The two items in the title for this blog have absolutely nothing to do with each other, but what the heck. I believe in stream of consciousness. Sometimes.
Purely by accident, I discovered my web site is down. Hopefully, it'll be fixed and running soon, but sheesh...wish I were a web-designer techie so I could understand the lingo. I have a hard enough time with English.
Now for the more pleasant ruminations: description in fiction. We listened to an old Michael Connally (1996) on our road trip through the cornfields of Wisconsin, and I declare, I wanted to haul out a big red pen and start marking through whole paragraphs. Why do I care what Bosch cooked for dinner? I wanted to fast forward through the story like crazy to get to the action, the dialogue. Then I realized, I'm more accustomed to the current style, in which all that description is terse and truncated. As our society becomes more attuned to "faster is better," books have to keep up with that trend. Read an early Elmore Leonard, and then a new one, and you'll see what I mean. (I still want Leonard to write westerns again, sigh.)

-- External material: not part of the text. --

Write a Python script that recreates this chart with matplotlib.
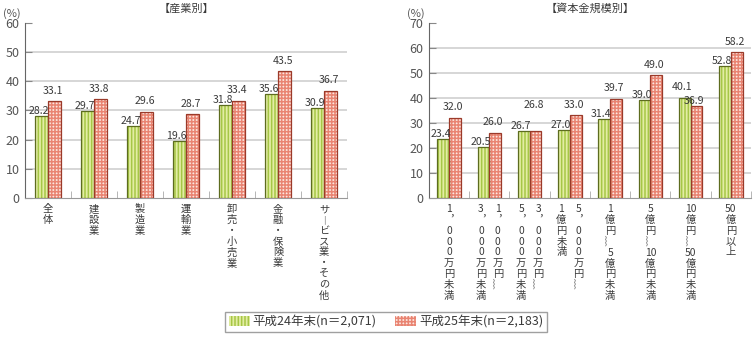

My critique partner and I are in continual discussion about "how much description is too much?" I want enough to see the characters, where they are, and how it affects them in the context of the action of the story. I'm visually oriented, and when I write, I "see" what is happening. (Art history degree here...every piece of art tells a story.) But I've learned to write more and more dialogue, because that's one way to move the story forward quickly. I also think more people "hear" a story more than "see" it, as I do. While I adore Dean Koontz's poetic descriptions, I think it's because I just like his language. It doesn't advance the story, not every time he lapses into it. But he's the master storyteller, as far as I'm concerned, and as long as he writes those beautiful, emotionally descriptive scenes, I'm with him. Of course, I have to have my dictionary close at hand, LOL.